Nous, pendant ce temps, on évacuait le produit d'un parachutage qui avait eu lieu à Kerbruc en Scaër le 9 juillet. On avait récupéré 25 tonnes de matériel, en dépit de la présence pas très éloignée d'Allemands. Ils avaient d'ailleurs réussi à capturer P.  BIHAN. Ils l'ont envoyé dans la forêt de Laz, mais il n'a pas parlé. Alors ces armes, on avait déjà ravitaillé le maquis de Rosporden, on les a distribuées aux résistants volontaires qui se présentaient, 300 environ, et on a caché le reste à Kervon.
Là, René GUEGUEN, agent de liaison F. T. P., nous a rejoint.  Dans    l'après-midi du 15   juillet, on est parti à 11.   On était bien équipé avec du matériel dont on savait se servir, car on avait plupart déjà reçu une instruction militaire. On s'est dirigé vers où venait le bruit, c'est à dire, vers Kernabat. On est tombé où, dans quelle ferme ? sur des Allemands qui célébraient joyeusement le fait d'avoir récupéré le parachutage. Bob, notre chef, a voulu pénétrer dans la maison, mais il s'est trouvé nez à nez avec un Allemand qu'il a abattu. Alors la fusillade a commencé ; l'alerte a été donnée. Les Allemands arrivaient de partout. Au moment de la fusillade, les troupes allemandes encerclaient le groupe de Rosporden.
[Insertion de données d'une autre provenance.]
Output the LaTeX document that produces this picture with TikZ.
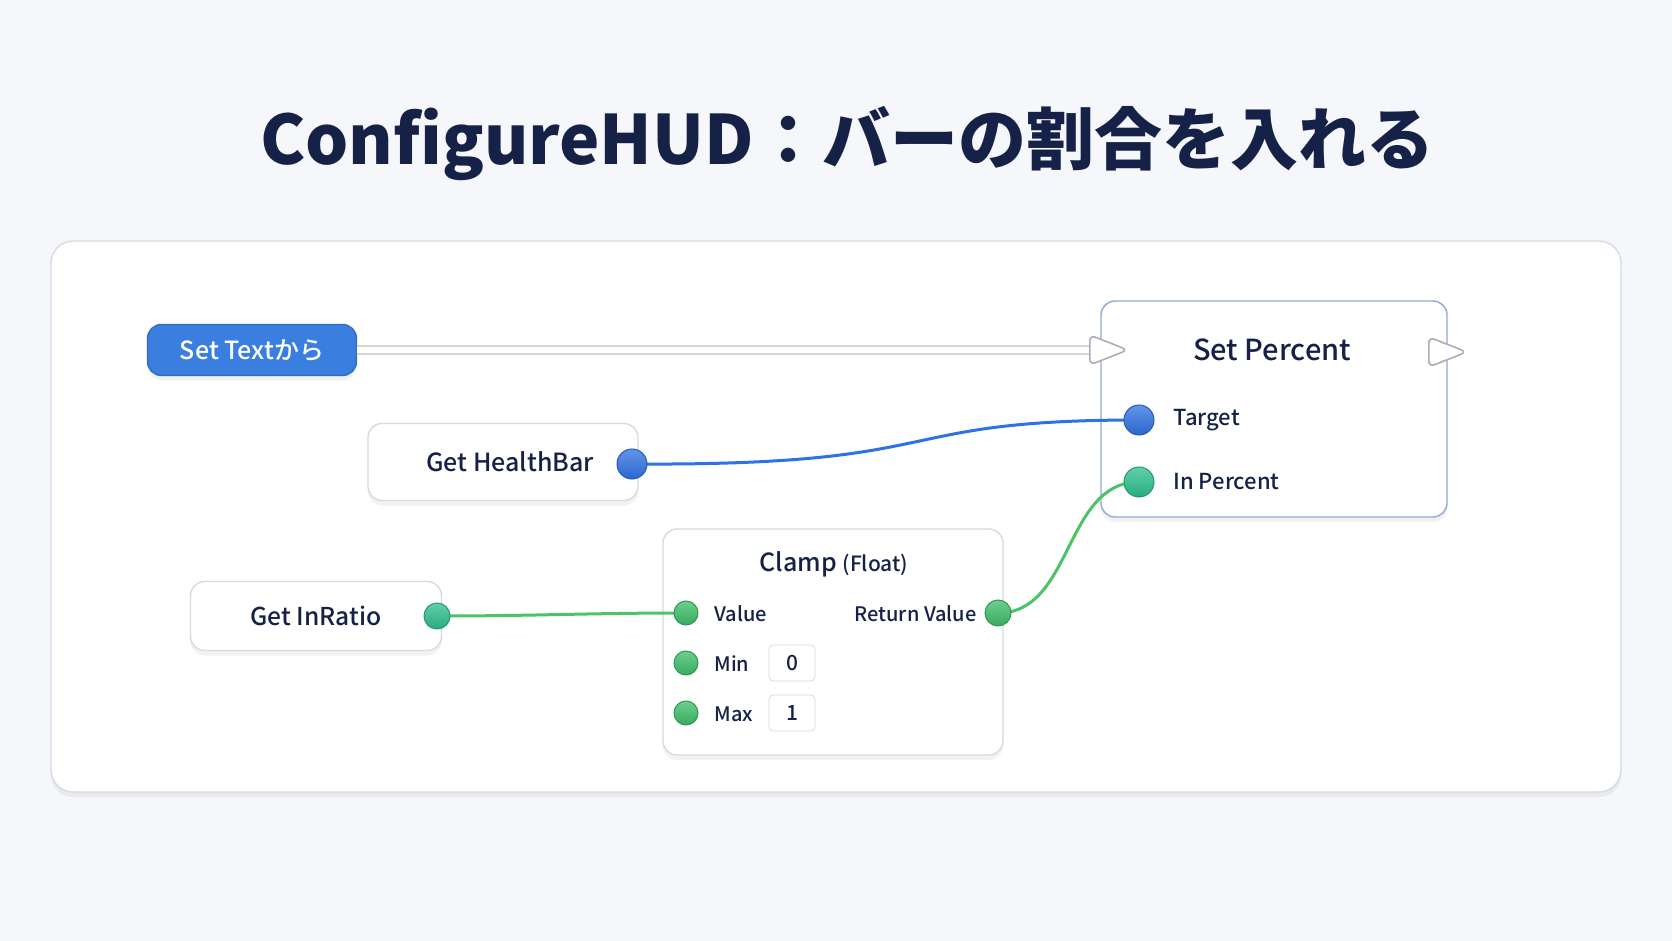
\documentclass[tikz,border=0pt]{standalone}
\usepackage{fontspec}
\setmainfont{Noto Sans CJK JP}
\newfontfamily\mdfont{Noto Sans CJK JP}[UprightFont=* Medium]
\usetikzlibrary{shapes.geometric,shadows}
\definecolor{navy}{HTML}{152146}
\definecolor{bgcol}{HTML}{F6F7FA}
\definecolor{edgecol}{HTML}{D6DAE2}
\definecolor{frameblue}{HTML}{8FA9D8}
\definecolor{pinblue}{HTML}{2F72E3}
\definecolor{btnblue}{HTML}{3A7FE0}
\definecolor{pingreen}{HTML}{3DBE68}
\definecolor{pinteal}{HTML}{2DBF8E}
\definecolor{wiregreen}{HTML}{4CC466}
\pgfdeclarelayer{wire}
\pgfdeclarelayer{front}
\pgfsetlayers{main,wire,front}
\newcommand{\fs}[1]{\mdfont\fontsize{#1}{1.2\dimexpr#1pt\relax}\selectfont}
\begin{document}
\begin{tikzpicture}[x=0.5pt,y=-0.5pt,every node/.style={text=navy}]
  \tikzset{
    card/.style={draw=edgecol,fill=white,rounded corners=7pt,line width=0.7pt,
      drop shadow={opacity=0.10,shadow xshift=0pt,shadow yshift=-2.5pt}},
    pin/.style={circle,inner sep=0pt,minimum size=#1,line width=0.5pt},
    bluepin/.style={pin=15pt,draw=pinblue!80!black,top color=pinblue!75!white,bottom color=pinblue!90!black},
    greenpin/.style={pin=#1,draw=pingreen!80!black,top color=pingreen!75!white,bottom color=pingreen!90!black},
    tealpin/.style={pin=#1,draw=pinteal!80!black,top color=pinteal!75!white,bottom color=pinteal!90!black},
    execpin/.style={isosceles triangle,isosceles triangle apex angle=85,isosceles triangle stretches,
      minimum width=15pt,minimum height=19pt,inner sep=0pt,draw=edgecol!80!black,fill=white,
      line width=0.8pt,rounded corners=3pt},
    lbl/.style={anchor=west,inner sep=0pt,font=\fs{10}},
    valbox/.style={draw=edgecol,fill=white,rounded corners=2pt,minimum width=23pt,
      minimum height=18pt,inner sep=0pt,font=\fs{10.5}},
    wire/.style={line width=1.5pt,line cap=round}
  }
  \fill[bgcol] (0,0) rectangle (1672,941);
  \useasboundingbox (0,0) rectangle (1672,941);
  \node[font=\fontsize{34}{40}\selectfont\bfseries] (title) at (847,144) {ConfigureHUD：バーの割合を入れる};
  \draw[card,rounded corners=11pt] (51,241) rectangle (1621,792);

  \node[card,fill=btnblue,draw=btnblue!85!black,text=white,minimum width=104.5pt,
    minimum height=25.5pt,font=\fs{12.5}] (settext) at (252,350) {Set Textから};
  \node[card,draw=frameblue,minimum width=173pt,minimum height=108pt] (setpct) at (1274,409) {};
  \node[font=\fs{14.5}] (setpcttitle) at (1272,350) {Set Percent};
  \node[card,minimum width=135pt,minimum height=38.5pt,font=\fs{12.5}] (health) at (503,462) {\hspace{7pt}Get HealthBar};
  \node[card,minimum width=125.5pt,minimum height=34.5pt,font=\fs{12.3}] (ratio) at (316,616) {Get InRatio};
  \node[card,minimum width=170pt,minimum height=113pt] (clamp) at (833,642) {};
  \node (clamptitle) at (834,564) {\fs{12.5}Clamp {\fs{10.5}(Float)}};

  \node[lbl,font=\fs{11}] (ltarget) at (1173,420) {Target};
  \node[lbl,font=\fs{11}] (lpct) at (1173,482) {In Percent};
  \node[lbl] (lvalue) at (714,614) {Value};
  \node[lbl] (lmin) at (714,664) {Min};
  \node[lbl] (lmax) at (714,714) {Max};
  \node[lbl,anchor=east] (lret) at (977,614) {Return Value};
  \node[valbox] (minval) at (792,663) {0};
  \node[valbox] (maxval) at (792,713) {1};

  \begin{pgfonlayer}{front}
    \node[execpin] (execin) at (1100,350) {};
    \node[execpin] (execout) at (1439,352) {};
    \node[bluepin] (pinhealth) at (632,464) {};
    \node[bluepin] (pintarget) at (1139,420) {};
    \node[tealpin=15pt] (pinpct) at (1139,482) {};
    \node[tealpin=13pt] (pinratio) at (437,616) {};
    \node[greenpin=12pt] (pinvalue) at (686,613) {};
    \node[greenpin=12pt] (pinmin) at (686,663) {};
    \node[greenpin=12pt] (pinmax) at (686,713) {};
    \node[greenpin=13pt] (pinret) at (998,613) {};
  \end{pgfonlayer}

  \begin{pgfonlayer}{wire}
    \draw[draw=black!17,double=white,double distance=2.6pt,line width=1pt]
      (settext.east) -- (execin.center);
    \draw[wire,pinblue] (pinhealth.center) .. controls (960,466) and (880,420) .. (pintarget.center);
    \draw[wire,wiregreen] (pinratio.center) to[out=0,in=180] (pinvalue.center);
    \draw[wire,wiregreen] (pinret.center) to[out=0,in=180] (pinpct.center);
  \end{pgfonlayer}
\end{tikzpicture}
\end{document}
Quand ils ont entendu les coups de feu, ils se sont repliés, et n'ont pas achevé de ce fait leur mouvement de tenaille ; Les résistants ont pu alors se dégager. Après la bagarre, on a rejoint Kervon. On a rassemblé des armes qu'on a acheminées à Kernével, puis on a caché le reste. 

On défendait la même cause, mais on ne se fréquentait pas.

Ce qui est étonnant et navrant, dans tout ça, c'est le manque de coordination, les rivalités qui existaient entre les différents groupes de résistants. On défendait la même cause, mais on ne se fréquentait pas.  On se connaissait, mais on n'avait pas de contacts. On avait les mêmes motivations, mais les divisions étaient nées de rivalités extérieures et entretenues par des intentions politiques certaines. C'est sûr, l'efficacité en a été affectée.

[*]  Yvon Toulgoat, qui avait pourtant été membre du maquis FTP de Saint Goazec fut fusillé à Stang-Blanc le 10 aout 1944. Yves Galès, détenu à la mairie de Scaër, s'est officiellement suicidé, mais fut en fait pendu  par des résistants dans le hall de la mairie le 15 octobre 1944.( Sources : Wikipédia-Maîtron).